Wayne Christopher's story

Wayne had an unhappy home life as a child in Sydney’s northern beaches. His dad worked long hours, and was rarely at home. Both his mother and brother were violent towards him.

‘I never saw love or effective communication in my home, and never felt loved. Quite the opposite, in fact. I was told many times by my mother that I was a mistake, that she had never wanted children, and regretted having us.’

Wayne feels this environment ‘primed me for an encounter with a person who seemed to care about me, and wanted to spend time with me. My parents are as much to blame as the man involved in the abuse’.

When Wayne was around eight years old, he met Stuart Branson, a student teacher at his state primary school. ‘I am not sure how or why, as it is about 40 years ago now, but I invited him home. I can only assume now, as an adult, that he offered me friendship and love that I lacked in daily life.’

It was the mid-1970s, and Branson quickly befriended Wayne’s family. He ‘would call on me in the evenings, often when I was already in bed. My mother would get me out of bed and allow him to visit with me.

‘These days that would be considered quite unusual. I am not sure why it was not unusual then. Sitting side by side on a couch in my pyjamas, possibly watching television, he would slip his hand into my pyjama pants fly and fondle me’.

These visits continued for a while, until Wayne refused to sit next to Branson. ‘I have no recollection of what other abuses might have occurred during those years, particularly as I hit puberty. It seems likely that other abuses may have occurred, but my mind has erased the memory.’

When Wayne was 15, he moved away with his mother. He missed his Sydney life, and wanted to return. Branson was the only adult there he could go to live with, as his father had died a few years earlier.

As Wayne discussed his potential move back to the city to live with Branson, memories of the abuse returned. ‘I told her of the abuse, and her response was to call me a liar and belt me about the head for my trouble. I then ceased all contact with him, although I believe that my mother remained in touch.’

As a teenager, Wayne was confused about his sexuality, and acted out. He describes himself as being an ‘exhibitionist’, who displayed multiple sexually inappropriate behaviours. ‘I feel I was railing against the idea of being perceived as gay, and striking back in the only way I could. I had very little understanding of what I was doing, and very little control over it.’

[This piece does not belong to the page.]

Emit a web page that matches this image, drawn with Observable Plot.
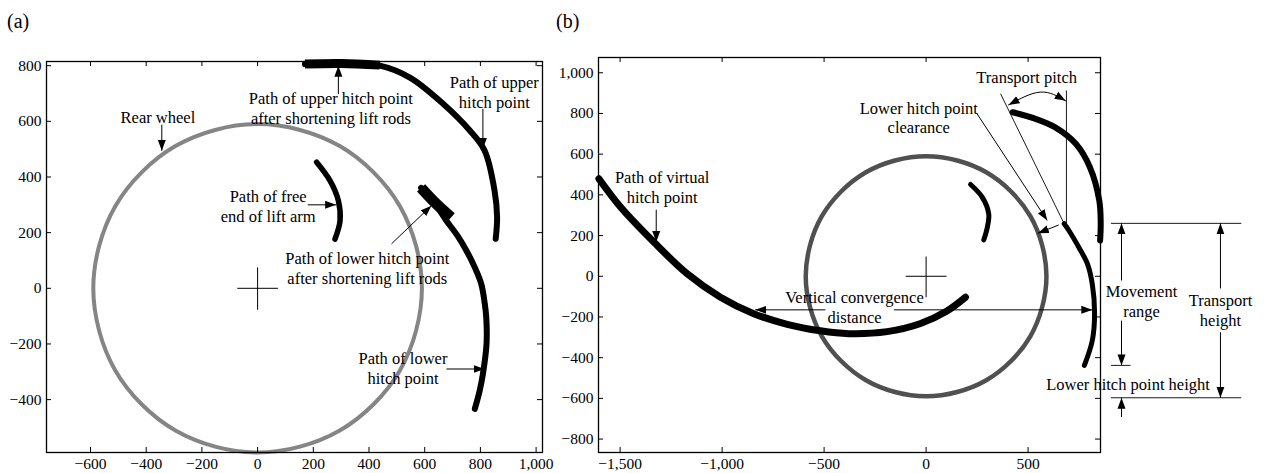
<!DOCTYPE html>
<html><head><meta charset="utf-8">
<script src="https://cdn.jsdelivr.net/npm/d3@7"></script>
<script src="https://cdn.jsdelivr.net/npm/@observablehq/plot@0.6"></script>
<style>
body{margin:0;background:#fff;}
#root{position:relative;width:1264px;height:473px;overflow:hidden;font-family:'Liberation Serif','Times New Roman',serif;background:#fff;}
.panel{position:absolute;top:0;}
.tag{position:absolute;font-size:20px;line-height:20px;color:#000;}
</style></head><body>
<div id="root">
<div class="panel" id="pa" style="left:0"></div>
<div class="panel" id="pb" style="left:560px"></div>
<div class="tag" style="left:7px;top:11px">(a)</div>
<div class="tag" style="left:556px;top:11px">(b)</div>
</div>
<script>
// ---------- Panel (a) data ----------
const aXTicks = [-600, -400, -200, 0, 200, 400, 600, 800, 1000];
const aYTicks = [-400, -200, 0, 200, 400, 600, 800];
const aWheel = [[590,0],[511,295],[295,511],[0,590],[-295,511],[-511,295],[-590,0],[-511,-295],[-295,-511],[0,-590],[295,-511],[511,-295]];
const aUpper = [[170,806],[300,809],[439,800],[547,757],[666,663],[762,567],[815,495],[851,350],[860,255],[855,178]];
const aUpperShortened = [[170,806],[300,808],[439,802]];
const aLower = [[587,361],[640,300],[678,243],[717,190],[750,135],[780,75],[803,16],[815,-50],[821,-104],[822,-200],[809,-308],[797,-370],[780,-433]];
const aLowerShortened = [[587,361],[640,305],[695,255]];
const aLiftArm = [[212,453],[260,387],[290,315],[296,243],[278,177]];
const aCross = [{x1:-73,y1:0,x2:73,y2:0},{x1:0,y1:75,x2:0,y2:-77}];
const aLabels = [
  {text: "Rear wheel", x: -358, y: 617},
  {text: "Path of upper hitch point\nafter shortening lift rods", x: 263, y: 650},
  {text: "Path of upper\nhitch point", x: 850, y: 707},
  {text: "Path of free\nend of lift arm", x: 38, y: 297},
  {text: "Path of lower hitch point\nafter shortening lift rods", x: 394, y: 75},
  {text: "Path of lower\nhitch point", x: 522, y: -284}
];
const aArrows = [
  {x1: -344, y1: 588, x2: -344, y2: 494},
  {x1: 290, y1: 698, x2: 290, y2: 800},
  {x1: 809, y1: 645, x2: 809, y2: 501},
  {x1: 180, y1: 300, x2: 282, y2: 300},
  {x1: 481, y1: 160, x2: 624, y2: 297},
  {x1: 678, y1: -290, x2: 815, y2: -290}
];

// ---------- Panel (b) data ----------
const bXTicks = [-1500, -1000, -500, 0, 500];
const bYTicks = [-800, -600, -400, -200, 0, 200, 400, 600, 800, 1000];
const bWheel = [[590,0],[511,295],[295,511],[0,590],[-295,511],[-511,295],[-590,0],[-511,-295],[-295,-511],[0,-590],[295,-511],[511,-295]];
const bUpper = [[424,806],[530,776],[631,733],[734,651],[803,536],[849,372],[856,260],[853,176]];
const bLower = [[677,258],[700,225],[750,140],[791,61],[815,-40],[826,-183],[815,-315],[776,-438]];
const bLiftArm = [[218,451],[275,389],[307,307],[300,240],[283,179]];
const bVirtual = [[-1604,479],[-1498,340],[-1335,168],[-1171,12],[-1008,-103],[-845,-184],[-681,-236],[-518,-268],[-380,-282],[-191,-272],[-27,-232],[100,-172],[193,-103]];
const bCross = [{x1:-100,y1:0,x2:100,y2:0},{x1:0,y1:97,x2:0,y2:-103}];
const bPitchArc = [[404,842],[560,905],[684,862]];
const bLabels = [
  {text: "Path of virtual\nhitch point", x: -1294, y: 440},
  {text: "Vertical convergence\ndistance", x: -351, y: -150},
  {text: "Transport pitch", x: 493, y: 982},
  {text: "Lower hitch point\nclearance", x: -36, y: 782},
  {text: "Movement\nrange", x: 1056, y: -119},
  {text: "Transport\nheight", x: 1443, y: -166},
  {text: "Lower hitch point height", x: 990, y: -528}
];
const bLeaders = [
  {x1: 688, y1: 913, x2: 688, y2: 258},
  {x1: 365, y1: 897, x2: 677, y2: 258},
  {x1: 906, y1: 260, x2: 1545, y2: 260},
  {x1: 906, y1: -597, x2: 1545, y2: -597},
  {x1: 906, y1: -438, x2: 1002, y2: -438}
];
const bArrows = [
  {x1: -1323, y1: 327, x2: -1323, y2: 168},
  {x1: -494, y1: -165, x2: -838, y2: -165},
  {x1: -158, y1: -165, x2: 815, y2: -165},
  {x1: 250, y1: 798, x2: 594, y2: 274},
  {x1: 650, y1: 252, x2: 548, y2: 211},
  {x1: 958, y1: -21, x2: 958, y2: 260},
  {x1: 958, y1: -218, x2: 958, y2: -438},
  {x1: 958, y1: -692, x2: 958, y2: -597},
  {x1: 1443, y1: -60, x2: 1443, y2: 260},
  {x1: 1443, y1: -275, x2: 1443, y2: -597}
];

// ---------- helpers ----------
const NS = "http://www.w3.org/2000/svg";
function arrowHead(color, context) {
  const doc = (context && context.document) || document;
  const m = doc.createElementNS(NS, "marker");
  m.setAttribute("viewBox", "-11 -4.5 11 9");
  m.setAttribute("refX", "0");
  m.setAttribute("refY", "0");
  m.setAttribute("markerWidth", "11");
  m.setAttribute("markerHeight", "9");
  m.setAttribute("markerUnits", "userSpaceOnUse");
  m.setAttribute("orient", "auto-start-reverse");
  const p = doc.createElementNS(NS, "path");
  p.setAttribute("d", "M-11,-4L0,0L-11,4Z");
  p.setAttribute("fill", color);
  p.setAttribute("stroke", "none");
  m.appendChild(p);
  return m;
}
const fmt = d3.format(",");
const XY = {x: d => d[0], y: d => d[1]};
const LNK = {x1: "x1", y1: "y1", x2: "x2", y2: "y2"};
const style = {fontFamily: "'Liberation Serif','Times New Roman',serif", fontSize: "15.5px", background: "white", overflow: "visible", color: "black"};

function frameMarks(xt, yt, pw, ph) {
  return [
    Plot.frame({stroke: "black", strokeWidth: 1.3}),
    Plot.ruleX(xt, {insetTop: ph - 5, stroke: "black"}),
    Plot.ruleX(xt, {insetBottom: ph - 5, stroke: "black"}),
    Plot.ruleY(yt, {insetRight: pw - 5, stroke: "black"}),
    Plot.ruleY(yt, {insetLeft: pw - 5, stroke: "black"}),
    Plot.axisX({ticks: xt, tickSize: 0, tickPadding: 5, tickFormat: fmt, label: null}),
    Plot.axisY({ticks: yt, tickSize: 0, tickPadding: 5, tickFormat: fmt, label: null})
  ];
}

// ---------- Panel (a) ----------
{
  const W = 560, H = 473, mL = 46, mR = 18, mT = 61, mB = 21;
  const pw = W - mL - mR, ph = H - mT - mB;
  const chart = Plot.plot({
    width: W, height: H, marginLeft: mL, marginRight: mR, marginTop: mT, marginBottom: mB,
    x: {domain: [-758, 1023]},
    y: {domain: [-590, 815]},
    style,
    marks: [
      Plot.line(aWheel, {...XY, curve: "catmull-rom-closed", stroke: "#858585", strokeWidth: 4}),
      Plot.line(aUpper, {...XY, curve: "catmull-rom", stroke: "black", strokeWidth: 6, strokeLinecap: "round"}),
      Plot.line(aUpperShortened, {...XY, curve: "catmull-rom", stroke: "black", strokeWidth: 9, strokeLinecap: "butt"}),
      Plot.line(aLower, {...XY, curve: "catmull-rom", stroke: "black", strokeWidth: 6, strokeLinecap: "round"}),
      Plot.line(aLowerShortened, {...XY, curve: "catmull-rom", stroke: "black", strokeWidth: 11, strokeLinecap: "butt"}),
      Plot.line(aLiftArm, {...XY, curve: "catmull-rom", stroke: "black", strokeWidth: 5.5, strokeLinecap: "round"}),
      Plot.link(aCross, {...LNK, stroke: "black", strokeWidth: 1}),
      Plot.link(aArrows, {...LNK, stroke: "black", strokeWidth: 1, markerEnd: arrowHead}),
      ...frameMarks(aXTicks, aYTicks, pw, ph),
      Plot.text(aLabels, {x: "x", y: "y", text: "text", fontSize: 16.5, lineHeight: 1.2, fill: "black"})
    ]
  });
  document.getElementById("pa").appendChild(chart);
}

// ---------- Panel (b) ----------
{
  const W = 704, H = 473, mL = 38, mR = 164, mT = 57, mB = 21;
  const pw = W - mL - mR, ph = H - mT - mB;
  const chart = Plot.plot({
    width: W, height: H, marginLeft: mL, marginRight: mR, marginTop: mT, marginBottom: mB,
    x: {domain: [-1606, 855]},
    y: {domain: [-866, 1075]},
    style,
    marks: [
      Plot.line(bWheel, {...XY, curve: "catmull-rom-closed", stroke: "#505050", strokeWidth: 4.5}),
      Plot.line(bVirtual, {...XY, curve: "catmull-rom", stroke: "black", strokeWidth: 7, strokeLinecap: "round"}),
      Plot.line(bUpper, {...XY, curve: "catmull-rom", stroke: "black", strokeWidth: 6, strokeLinecap: "round"}),
      Plot.line(bLower, {...XY, curve: "catmull-rom", stroke: "black", strokeWidth: 5, strokeLinecap: "round"}),
      Plot.line(bLiftArm, {...XY, curve: "catmull-rom", stroke: "black", strokeWidth: 5, strokeLinecap: "round"}),
      Plot.link(bCross, {...LNK, stroke: "black", strokeWidth: 1}),
      Plot.link(bLeaders, {...LNK, stroke: "black", strokeWidth: 0.9}),
      Plot.link(bArrows, {...LNK, stroke: "black", strokeWidth: 1, markerEnd: arrowHead}),
      Plot.line(bPitchArc, {...XY, curve: "natural", stroke: "black", strokeWidth: 1, markerStart: arrowHead, markerEnd: arrowHead}),
      ...frameMarks(bXTicks, bYTicks, pw, ph),
      Plot.text(bLabels, {x: "x", y: "y", text: "text", fontSize: 16.5, lineHeight: 1.2, fill: "black"})
    ]
  });
  document.getElementById("pb").appendChild(chart);
}
</script>
</body></html>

Wayne sought assistance from counsellors and friends, but didn’t find the support he needed. ‘Nothing gave me clarity or the ability to control myself, yet I was desperate for some answer. I was quite angry, completely lonely, and very frightened.’

He now believes ‘such counselling should be conducted by survivors themselves, since they have an implicit understanding of the effects of child abuse. An individual who has not experienced child abuse is not able to understand the complex nuances of the aftermath, and the struggle within the victim's mind’.

This confusion about his sexuality continued into his adulthood, and contributed to the failure of his first marriage. ‘I have survived my experience of child abuse largely on my own through grit and determination and the overwhelming desire to not let “them” win.’ His second wife knows about the abuse, and is very supportive.

In the mid-1990s, it occurred to Wayne that Branson may still be working with children, so he made a police report at his local station. He was told ‘unless I could recall specific times, dates, durations, and locations, nothing could be formally done in regards to charges being brought. But it could be put on record and a warning given, particularly since he was a teacher’.

Wayne remembers that giving his statement caused ‘the same feelings and emotions’ as when the abuse occurred. When he tried to follow up the investigation, the police said his statement had been lost. They asked him to give his statement again, but he declined. He has never reported the sexual abuse to the school, or sought compensation.

Recently Wayne’s wife found some articles saying that Branson had been accused of child sex offences in Australia. He realised, ‘I was probably one of his first victims, if not the very first. How many other victims could I have saved if I'd had the ability to expose him, or if my mother had believed me?’

Branson went on to teach children in Asia, and was suspected of similar offences there. It appears he was never charged in any country, and died by suicide while overseas.

Wayne has difficulties with the stigma he feels is associated with being a victim of child sexual abuse, and the idea some people have that victims will become offenders. He is also concerned that children, particularly teenagers, may falsely accuse teachers and other adults of being paedophiles, and that this may have severe ramifications for people wrongly accused.

He told the Royal Commission, ‘I consider myself as “recovered” as I ever will be. The one remaining trace after almost 40 years is an inherent distrust of people. I believe firmly that, given the opportunity, anyone will betray a friend or family member, if it suits their own self-interest’.